### Task details
Shown below is a listing with pictures; reproduce exactly, and only, the lines between the ones containing "Clone this chart in Apache ECharts." and "(8/22)', '100% (3/3)'];", inclusive, leaving the pictures out.

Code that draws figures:

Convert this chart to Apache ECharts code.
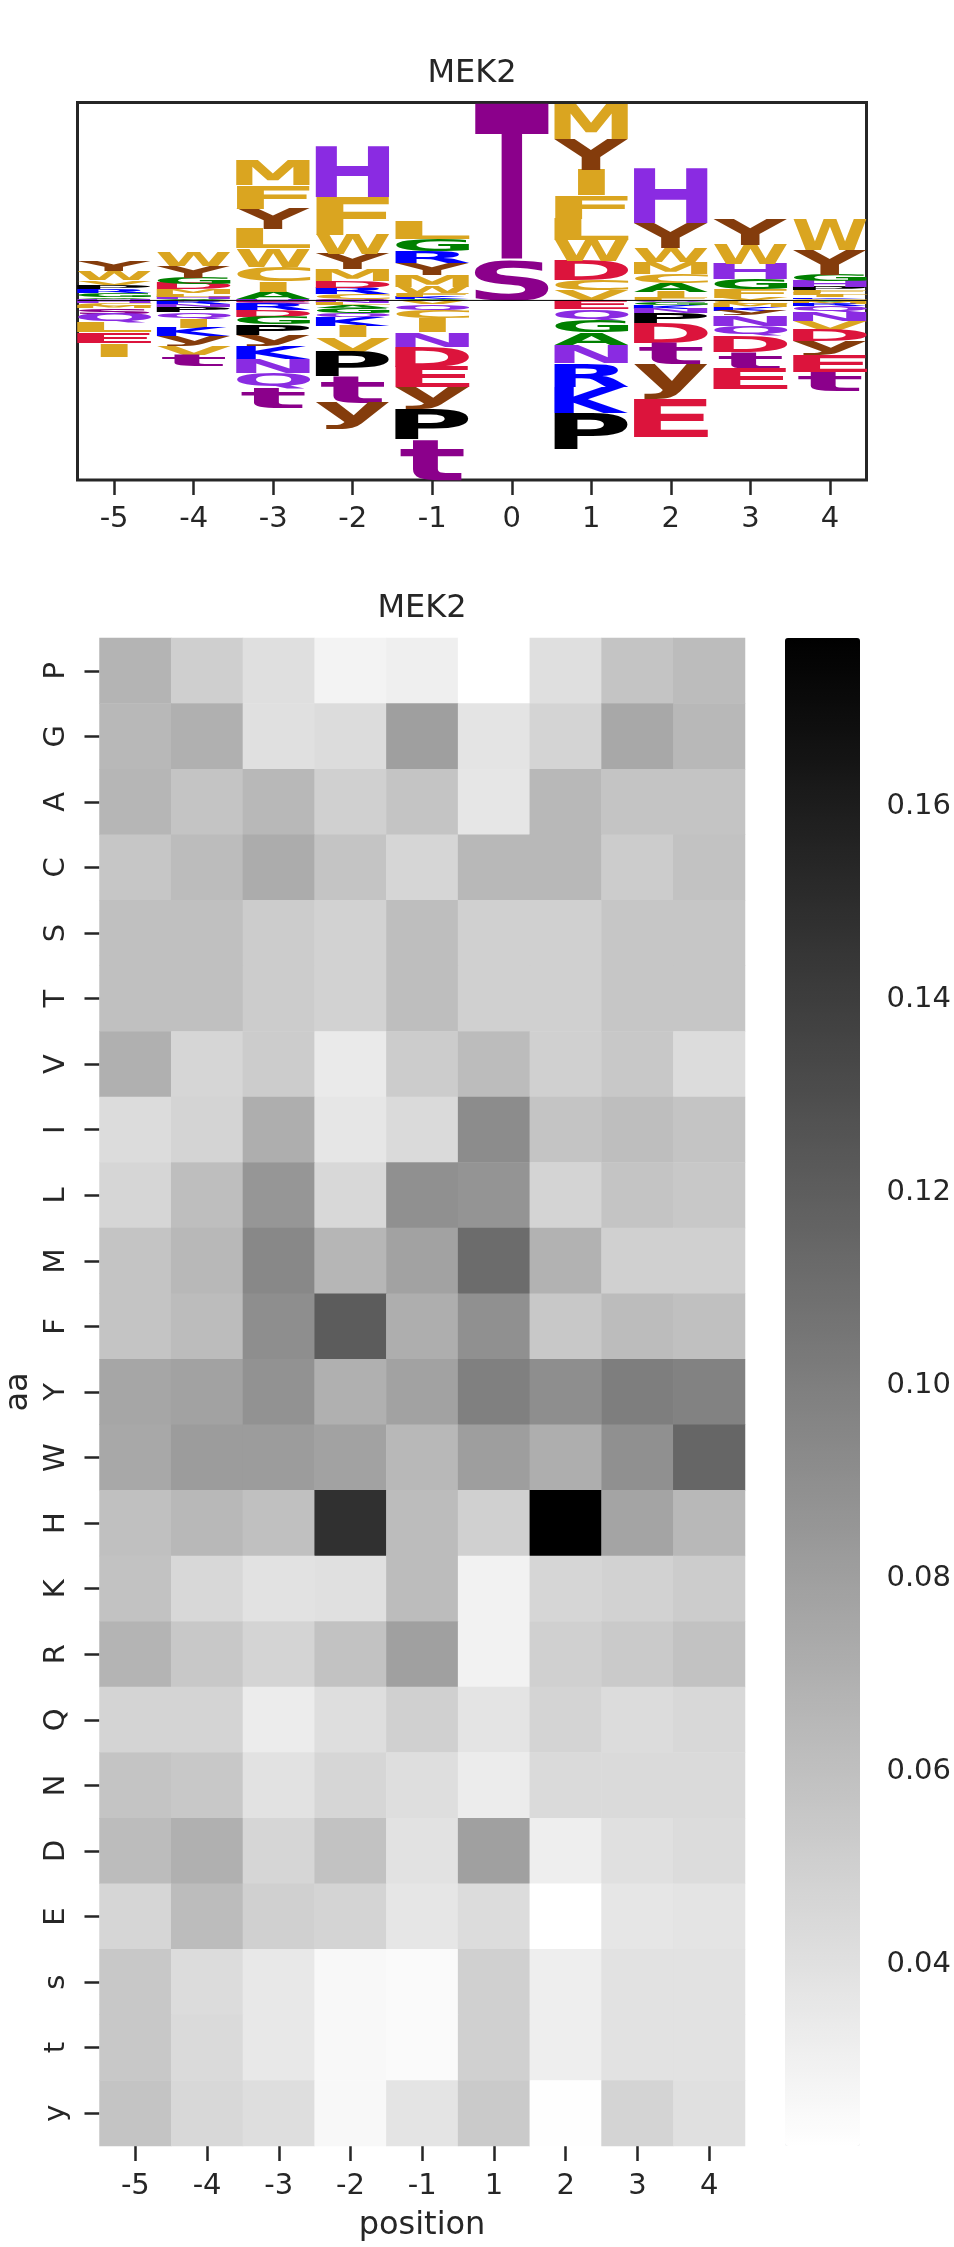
<!DOCTYPE html>
<html><head><meta charset="utf-8">
<script src="https://cdn.jsdelivr.net/npm/echarts@6/dist/echarts.min.js"></script>
<style>html,body{margin:0;padding:0;background:#fff}#c{width:954px;height:2247px}</style>
</head><body><div id="c"></div>
<script>
// ================= DATA =================
// --- sequence logo: letter heights per position (positive = above baseline, negative = below) ---
const logoPositions = [-5, -4, -3, -2, -1, 0, 1, 2, 3, 4];
const logoM5 = [['N',0.004],['A',0.005],['G',0.012],['R',0.013],['P',0.013],['V',0.013],['W',0.028],['Y',0.030],
  ['H',-0.008],['C',-0.008],['M',-0.008],['s',-0.016],['Q',-0.026],['L',-0.030],['E',-0.032],['I',-0.040]];
const logoM4 = [['A',0.004],['H',0.006],['L',0.008],['M',0.015],['D',0.017],['G',0.018],['Y',0.035],['W',0.044],
  ['F',-0.004],['R',-0.008],['N',-0.008],['P',-0.016],['Q',-0.020],['I',-0.026],['K',-0.026],['y',-0.027],['V',-0.028],['t',-0.034]];
const logoM3 = [['H',0.004],['A',0.022],['I',0.032],['C',0.043],['W',0.055],['L',0.057],['Y',0.062],['F',0.070],['M',0.075],
  ['E',-0.004],['S',-0.008],['R',-0.018],['D',-0.020],['G',-0.022],['P',-0.032],['y',-0.032],['K',-0.040],['N',-0.041],['Q',-0.048],['t',-0.058]];
const logoM2 = [['S',0.003],['C',0.016],['R',0.019],['D',0.020],['M',0.036],['Y',0.045],['W',0.058],['F',0.114],['H',0.150],
  ['N',-0.007],['L',-0.008],['A',-0.008],['G',-0.014],['Q',-0.015],['K',-0.025],['I',-0.033],['V',-0.044],['P',-0.074],['t',-0.079],['y',-0.082]];
const logoM1 = [['A',0.005],['K',0.006],['F',0.010],['W',0.018],['M',0.036],['Y',0.036],['R',0.036],['G',0.037],['L',0.055],
  ['V',-0.012],['Q',-0.020],['C',-0.022],['I',-0.042],['N',-0.044],['D',-0.058],['E',-0.062],['y',-0.065],['P',-0.092],['t',-0.121]];
const logo0 = [['S',0.123],['T',0.470]];
const logoP1 = [['V',0.030],['C',0.030],['D',0.057],['W',0.063],['L',0.065],['F',0.070],['I',0.077],['Y',0.093],['M',0.105],
  ['E',-0.026],['Q',-0.034],['G',-0.036],['A',-0.037],['N',-0.055],['R',-0.070],['K',-0.078],['P',-0.110]];
const logoP2 = [['F',0.006],['I',0.018],['A',0.028],['C',0.028],['M',0.035],['W',0.043],['Y',0.075],['H',0.162],
  ['Q',-0.005],['G',-0.008],['K',-0.012],['N',-0.014],['P',-0.030],['D',-0.058],['t',-0.064],['y',-0.105],['E',-0.112]];
const logoP3 = [['V',0.008],['F',0.025],['G',0.030],['H',0.045],['W',0.058],['Y',0.077],
  ['C',-0.010],['M',-0.011],['K',-0.011],['y',-0.014],['N',-0.030],['Q',-0.030],['D',-0.048],['t',-0.050],['E',-0.062]];
const logoP4 = [['C',0.005],['K',0.005],['I',0.006],['L',0.007],['F',0.008],['P',0.010],['H',0.017],['G',0.018],['Y',0.075],['W',0.093],
  ['A',-0.005],['M',-0.006],['R',-0.006],['Q',-0.017],['N',-0.027],['V',-0.028],['D',-0.033],['y',-0.040],['E',-0.052],['t',-0.056]];
const logoColumns = [logoM5, logoM4, logoM3, logoM2, logoM1, logo0, logoP1, logoP2, logoP3, logoP4];
const logoXLim = [-5.46, 4.46];

// --- heatmap ---
const heatPositions = ['-5','-4','-3','-2','-1','1','2','3','4'];
const aminoAcids = ['P','G','A','C','S','T','V','I','L','M','F','Y','W','H','K','R','Q','N','D','E','s','t','y'];
const heatP = [0.0672,0.0506,0.0408,0.0286,0.0310,0.0212,0.0408,0.0574,0.0623];
const heatG = [0.0647,0.0696,0.0402,0.0427,0.0800,0.0378,0.0475,0.0745,0.0647];
const heatA = [0.0659,0.0574,0.0647,0.0500,0.0574,0.0365,0.0647,0.0574,0.0574];
const heatC = [0.0561,0.0623,0.0721,0.0574,0.0463,0.0647,0.0647,0.0525,0.0586];
const heatS = [0.0598,0.0598,0.0525,0.0488,0.0610,0.0500,0.0500,0.0561,0.0561];
const heatT = [0.0596,0.0600,0.0522,0.0490,0.0612,0.0502,0.0498,0.0563,0.0560];
const heatV = [0.0696,0.0463,0.0525,0.0341,0.0525,0.0623,0.0500,0.0549,0.0427];
const heatI = [0.0427,0.0475,0.0708,0.0365,0.0439,0.0917,0.0574,0.0610,0.0574];
const heatL = [0.0463,0.0610,0.0855,0.0451,0.0892,0.0868,0.0475,0.0574,0.0549];
const heatM = [0.0574,0.0647,0.0941,0.0659,0.0782,0.1113,0.0684,0.0500,0.0500];
const heatF = [0.0574,0.0623,0.0904,0.1211,0.0708,0.0892,0.0549,0.0623,0.0598];
const heatY = [0.0757,0.0782,0.0880,0.0696,0.0782,0.0990,0.0904,0.1002,0.0978];
const heatW = [0.0745,0.0819,0.0819,0.0782,0.0647,0.0806,0.0708,0.0892,0.1149];
const heatH = [0.0598,0.0647,0.0598,0.1480,0.0623,0.0500,0.1774,0.0770,0.0647];
const heatK = [0.0586,0.0451,0.0390,0.0402,0.0623,0.0292,0.0463,0.0488,0.0525];
const heatR = [0.0672,0.0549,0.0475,0.0586,0.0794,0.0292,0.0500,0.0537,0.0586];
const heatQ = [0.0475,0.0475,0.0329,0.0414,0.0500,0.0378,0.0475,0.0427,0.0451];
const heatN = [0.0574,0.0549,0.0390,0.0463,0.0414,0.0329,0.0439,0.0439,0.0439];
const heatD = [0.0623,0.0696,0.0463,0.0586,0.0390,0.0794,0.0316,0.0402,0.0427];
const heatE = [0.0463,0.0623,0.0500,0.0475,0.0365,0.0427,0.0212,0.0365,0.0378];
const heat_s = [0.0549,0.0427,0.0353,0.0255,0.0243,0.0500,0.0316,0.0390,0.0390];
const heat_t = [0.0549,0.0439,0.0353,0.0255,0.0243,0.0500,0.0316,0.0390,0.0390];
const heat_y = [0.0574,0.0451,0.0414,0.0255,0.0378,0.0537,0.0218,0.0475,0.0402];
const heatRows = [heatP,heatG,heatA,heatC,heatS,heatT,heatV,heatI,heatL,heatM,heatF,heatY,heatW,heatH,heatK,heatR,heatQ,heatN,heatD,heatE,heat_s,heat_t,heat_y];
const colorMin = 0.0212, colorMax = 0.1774;
const colorbarTicks = [0.04, 0.06, 0.08, 0.10, 0.12, 0.14, 0.16];

// ================= BUILD =================
const FONT_FAMILY = 'DejaVu Sans';
const TXT = '#262626';
const letterColor = (ch) => {
  if ('WMFLIVC'.includes(ch)) return '#DAA520';
  if ('GA'.includes(ch)) return '#008000';
  if ('STst'.includes(ch)) return '#8B008B';
  if ('DE'.includes(ch)) return '#DC143C';
  if ('KR'.includes(ch)) return '#0000FF';
  if ('HNQ'.includes(ch)) return '#8A2BE2';
  if (ch === 'P') return '#000000';
  if ('Yy'.includes(ch)) return '#843c0c';
  return '#888';
};

const letterItems = [], letterChars = [];
let stackMax = 0, stackMin = 0;
logoColumns.forEach((col, i) => {
  const x = logoPositions[i];
  const pos = col.filter(d => d[1] > 0).sort((a, b) => a[1] - b[1]);
  const neg = col.filter(d => d[1] < 0).sort((a, b) => b[1] - a[1]);
  let y = 0;
  pos.forEach(d => { letterItems.push([x, y, y + d[1]]); letterChars.push(d[0]); y += d[1]; });
  stackMax = Math.max(stackMax, y);
  y = 0;
  neg.forEach(d => { letterItems.push([x, y + d[1], y]); letterChars.push(d[0]); y += d[1]; });
  stackMin = Math.min(stackMin, y);
});

const mctx = document.createElement('canvas').getContext('2d');
const GF = 100;
mctx.font = 'bold ' + GF + 'px ' + FONT_FAMILY;
mctx.textBaseline = 'middle';
mctx.textAlign = 'left';
const mcache = {};
function metrics(ch) {
  if (!mcache[ch]) {
    const m = mctx.measureText(ch);
    mcache[ch] = { L: m.actualBoundingBoxLeft, R: m.actualBoundingBoxRight, A: m.actualBoundingBoxAscent, D: m.actualBoundingBoxDescent };
    mcache[ch].w = mcache[ch].L + mcache[ch].R;
    mcache[ch].h = mcache[ch].A + mcache[ch].D;
  }
  return mcache[ch];
}
const LETTER_W = 0.93;

const heatData = [];
heatRows.forEach((row, r) => row.forEach((v, c) => heatData.push([c, r, v])));

const chart = echarts.init(document.getElementById('c'), null, { renderer: 'canvas' });
chart.setOption({
  animation: false,
  textStyle: { fontFamily: FONT_FAMILY, color: TXT },
  graphic: [
    { type: 'text', x: 472, y: 74, style: { text: 'MEK2', fontSize: 32, fontFamily: FONT_FAMILY, fill: TXT, align: 'center', verticalAlign: 'middle' } },
    { type: 'text', x: 422, y: 609, style: { text: 'MEK2', fontSize: 32, fontFamily: FONT_FAMILY, fill: TXT, align: 'center', verticalAlign: 'middle' } },
    { type: 'text', x: 422, y: 2226, style: { text: 'position', fontSize: 32, fontFamily: FONT_FAMILY, fill: TXT, align: 'center', verticalAlign: 'middle' } },
    { type: 'text', x: 19, y: 1392, rotation: Math.PI / 2, style: { text: 'aa', fontSize: 32, fontFamily: FONT_FAMILY, fill: TXT, align: 'center', verticalAlign: 'middle' } }
  ],
  grid: [
    { left: 77.5, top: 102.5, width: 789, height: 377.5, show: true, borderColor: TXT, borderWidth: 3, backgroundColor: 'transparent' },
    { left: 99.5, top: 638, width: 645.5, height: 1508 },
    { left: 785, top: 638, width: 75, height: 1508 }
  ],
  xAxis: [
    { gridIndex: 0, type: 'value', min: logoXLim[0], max: logoXLim[1], position: 'bottom',
      axisLine: { show: false, onZero: false }, splitLine: { show: false },
      axisTick: { show: true, length: 15, lineStyle: { color: TXT, width: 2.5 }, customValues: logoPositions },
      axisLabel: { fontSize: 29, color: TXT, margin: 25, fontFamily: FONT_FAMILY, customValues: logoPositions, formatter: v => String(v) } },
    { gridIndex: 1, type: 'category', data: heatPositions, position: 'bottom',
      axisLine: { show: false }, splitLine: { show: false },
      axisTick: { show: true, alignWithLabel: true, length: 15, lineStyle: { color: TXT, width: 2.5 } },
      axisLabel: { fontSize: 29, color: TXT, margin: 26, fontFamily: FONT_FAMILY } },
    { gridIndex: 2, type: 'value', show: false, min: 0, max: 1 }
  ],
  yAxis: [
    { gridIndex: 0, type: 'value', min: stackMin, max: stackMax, show: false },
    { gridIndex: 1, type: 'category', data: aminoAcids, inverse: true,
      axisLine: { show: false }, splitLine: { show: false },
      axisTick: { show: true, alignWithLabel: true, length: 15, lineStyle: { color: TXT, width: 2.5 } },
      axisLabel: { fontSize: 29, color: TXT, margin: 29, rotate: 90, fontFamily: FONT_FAMILY } },
    { gridIndex: 2, type: 'value', position: 'right', min: colorMin, max: colorMax,
      axisLine: { show: false }, splitLine: { show: false },
      axisTick: { show: true, length: 16, lineStyle: { color: TXT, width: 2.5 }, customValues: colorbarTicks },
      axisLabel: { fontSize: 29, color: TXT, margin: 29, fontFamily: FONT_FAMILY, customValues: colorbarTicks, formatter: v => v.toFixed(2) } }
  ],
  visualMap: {
    type: 'continuous', seriesIndex: 2, min: colorMin, max: colorMax,
    inRange: { color: ['#ffffff', '#000000'] },
    orient: 'vertical', left: 785, top: 638, itemWidth: 75, itemHeight: 1508,
    padding: 0, calculable: false, realtime: false, hoverLink: false, text: null,
    show: true
  },
  series: [
    {
      type: 'custom', xAxisIndex: 0, yAxisIndex: 0, silent: true, z: 3,
      data: letterItems,
      renderItem: function (params, api) {
        const x = api.value(0), lo = api.value(1), hi = api.value(2);
        const ch = letterChars[params.dataIndex];
        const p0 = api.coord([x - LETTER_W / 2, hi]);
        const p1 = api.coord([x + LETTER_W / 2, lo]);
        const boxW = p1[0] - p0[0], boxH = p1[1] - p0[1];
        if (boxH <= 0.05) return null;
        const m = metrics(ch);
        const mE = metrics('E');
        let sx = boxW / m.w;
        const sxMax = boxW / mE.w;
        if (sx > sxMax) sx = sxMax;
        const sy = boxH / m.h;
        const left = p0[0] + (boxW - m.w * sx) / 2;
        return {
          type: 'text', x: left + sx * m.L, y: p0[1] + sy * m.A, scaleX: sx, scaleY: sy, silent: true,
          style: { text: ch, fontSize: GF, fontWeight: 'bold', fontFamily: FONT_FAMILY, fill: letterColor(ch), align: 'left', verticalAlign: 'middle' }
        };
      }
    },
    {
      type: 'line', xAxisIndex: 0, yAxisIndex: 0, silent: true, z: 5, symbol: 'none',
      data: [[logoXLim[0], 0], [logoXLim[1], 0]],
      lineStyle: { color: '#000000', width: 1 }
    },
    {
      type: 'heatmap', xAxisIndex: 1, yAxisIndex: 1, data: heatData, silent: true,
      itemStyle: { borderWidth: 0 }, emphasis: { disabled: true }
    }
  ]
});
</script>
</body></html>
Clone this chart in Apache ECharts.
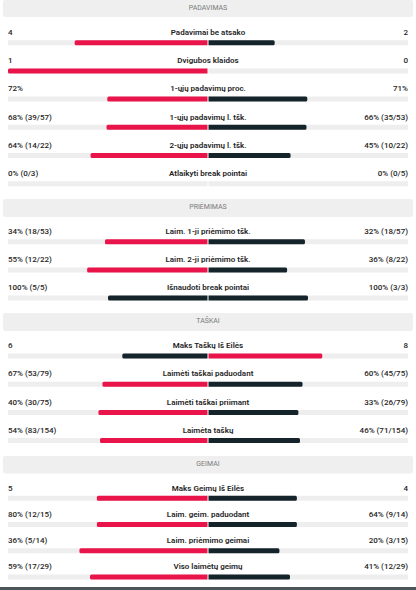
<!DOCTYPE html>
<html>
<head>
<meta charset="utf-8">
<script src="https://cdn.jsdelivr.net/npm/echarts@6/dist/echarts.min.js"></script>
<style>
html,body{margin:0;padding:0;background:#fff;}
#c{width:416px;height:590px;}
</style>
</head>
<body>
<div id="c"></div>
<script>
// ---- data ----
const sectionTitles = ['PADAVIMAS', 'PRIĖMIMAS', 'TAŠKAI', 'GEIMAI'];

const serveLabels = ['Padavimai be atsako', 'Dvigubos klaidos', '1-ųjų padavimų proc.', '1-ųjų padavimų l. tšk.', '2-ųjų padavimų l. tšk.', 'Atlaikyti break pointai'];
const serveLeft   = ['4', '1', '72%', '68% (39/57)', '64% (14/22)', '0% (0/3)'];
const serveRight  = ['2', '0', '71%', '66% (35/53)', '45% (10/22)', '0% (0/5)'];

const returnLabels = ['Laim. 1-ji priėmimo tšk.', 'Laim. 2-ji priėmimo tšk.', 'Išnaudoti break pointai'];
const returnLeft   = ['34% (18/53)', '55% (12/22)', '100% (5/5)'];
const returnRight  = ['32% (18/57)', '36% (8/22)', '100% (3/3)'];

const pointsLabels = ['Maks Taškų Iš Eilės', 'Laimėti taškai paduodant', 'Laimėti taškai priimant', 'Laimėta taškų'];
const pointsLeft   = ['6', '67% (53/79)', '40% (30/75)', '54% (83/154)'];
const pointsRight  = ['8', '60% (45/75)', '33% (26/79)', '46% (71/154)'];

const gamesLabels = ['Maks Geimų Iš Eilės', 'Laim. geim. paduodant', 'Laim. priėmimo geimai', 'Viso laimėtų geimų'];
const gamesLeft   = ['5', '80% (12/15)', '36% (5/14)', '59% (17/29)'];
const gamesRight  = ['4', '64% (9/14)', '20% (3/15)', '41% (12/29)'];

// ---- layout / style ----
const RED = '#e8144a', DARK = '#15232b', TRACK = '#eeeeee';
const FONT = 'Roboto, "Noto Sans", sans-serif';
const sections = [
  { labels: serveLabels,  left: serveLeft,  right: serveRight,  top: 28.6,  band: [0, 17] },
  { labels: returnLabels, left: returnLeft, right: returnRight, top: 227.6, band: [199, 217] },
  { labels: pointsLabels, left: pointsLeft, right: pointsRight, top: 341.9, band: [313, 331] },
  { labels: gamesLabels,  left: gamesLeft,  right: gamesRight,  top: 485.2, band: [456, 473.5] }
];
const PITCH = 28.2;

const grids = [], xAxes = [], yAxes = [], series = [], graphics = [];

sections.forEach((s, gi) => {
  grids.push({ left: 8, right: 8, top: s.top, height: s.labels.length * PITCH });
  xAxes.push({ type: 'value', gridIndex: gi, min: -1, max: 1, show: false });
  yAxes.push({ type: 'category', gridIndex: gi, data: s.labels, inverse: true, show: false });

  const a = s.left.map(t => parseFloat(t));
  const b = s.right.map(t => parseFloat(t));
  const share = a.map((v, i) => (v + b[i]) > 0 ? v / (v + b[i]) : 0);

  series.push({
    type: 'bar', xAxisIndex: gi, yAxisIndex: gi, barWidth: 5, barGap: '-100%',
    showBackground: true, backgroundStyle: { color: TRACK },
    silent: true, animation: false,
    data: share.map((v, i) => ({
      value: -v,
      itemStyle: { color: a[i] > b[i] ? RED : DARK, borderRadius: [1.5, 0, 0, 1.5] }
    }))
  });
  series.push({
    type: 'bar', xAxisIndex: gi, yAxisIndex: gi, barWidth: 5, barGap: '-100%',
    silent: true, animation: false,
    data: share.map((v, i) => ({
      value: (a[i] + b[i]) > 0 ? 1 - v : 0,
      itemStyle: { color: b[i] > a[i] ? RED : DARK, borderRadius: [0, 1.5, 1.5, 0] }
    }))
  });
  series.push({
    type: 'custom', xAxisIndex: gi, yAxisIndex: gi, z: 10, silent: true, animation: false,
    data: s.labels.map((_, i) => [0, i]),
    renderItem: function (params, api) {
      const i = params.dataIndex;
      const c = api.coord([0, i]);
      const l = api.coord([-1, i]);
      const r = api.coord([1, i]);
      const ty = c[1] - 10.3;
      return {
        type: 'group',
        children: [
          { type: 'rect', shape: { x: c[0] - 0.5, y: c[1] - 3, width: 1, height: 6 }, style: { fill: '#ffffff' } },
          { type: 'text', style: { text: s.labels[i], x: c[0], y: ty, align: 'center', verticalAlign: 'middle',
              fill: '#1e1e1e', font: '600 8px ' + FONT } },
          { type: 'text', style: { text: s.left[i], x: l[0], y: ty, align: 'left', verticalAlign: 'middle',
              fill: '#262626', font: '500 8px ' + FONT } },
          { type: 'text', style: { text: s.right[i], x: r[0], y: ty, align: 'right', verticalAlign: 'middle',
              fill: '#262626', font: '500 8px ' + FONT } }
        ]
      };
    }
  });

  graphics.push({
    type: 'rect', left: 3, top: s.band[0], silent: true,
    shape: { width: 410, height: s.band[1] - s.band[0], r: 2 },
    style: { fill: '#efefef' }
  });
  graphics.push({
    type: 'text', left: 'center', top: (s.band[0] + s.band[1]) / 2 - 4.5, silent: true,
    style: { text: sectionTitles[gi], fill: '#7a7a7a', font: '400 7px ' + FONT }
  });
});

graphics.push({ type: 'rect', left: 0, top: 587, silent: true, shape: { width: 416, height: 3 }, style: { fill: '#4d555b' } });

const chart = echarts.init(document.getElementById('c'), null, { renderer: 'svg' });
chart.setOption({
  animation: false,
  grid: grids, xAxis: xAxes, yAxis: yAxes, series: series, graphic: graphics
});
</script>
</body>
</html>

### Task output
Clone this chart in Apache ECharts.
<!DOCTYPE html>
<html>
<head>
<meta charset="utf-8">
<script src="https://cdn.jsdelivr.net/npm/echarts@6/dist/echarts.min.js"></script>
<style>
html,body{margin:0;padding:0;background:#fff;}
#c{width:416px;height:590px;}
</style>
</head>
<body>
<div id="c"></div>
<script>
// ---- data ----
const sectionTitles = ['PADAVIMAS', 'PRIĖMIMAS', 'TAŠKAI', 'GEIMAI'];

const serveLabels = ['Padavimai be atsako', 'Dvigubos klaidos', '1-ųjų padavimų proc.', '1-ųjų padavimų l. tšk.', '2-ųjų padavimų l. tšk.', 'Atlaikyti break pointai'];
const serveLeft   = ['4', '1', '72%', '68% (39/57)', '64% (14/22)', '0% (0/3)'];
const serveRight  = ['2', '0', '71%', '66% (35/53)', '45% (10/22)', '0% (0/5)'];

const returnLabels = ['Laim. 1-ji priėmimo tšk.', 'Laim. 2-ji priėmimo tšk.', 'Išnaudoti break pointai'];
const returnLeft   = ['34% (18/53)', '55% (12/22)', '100% (5/5)'];
const returnRight  = ['32% (18/57)', '36% (8/22)', '100% (3/3)'];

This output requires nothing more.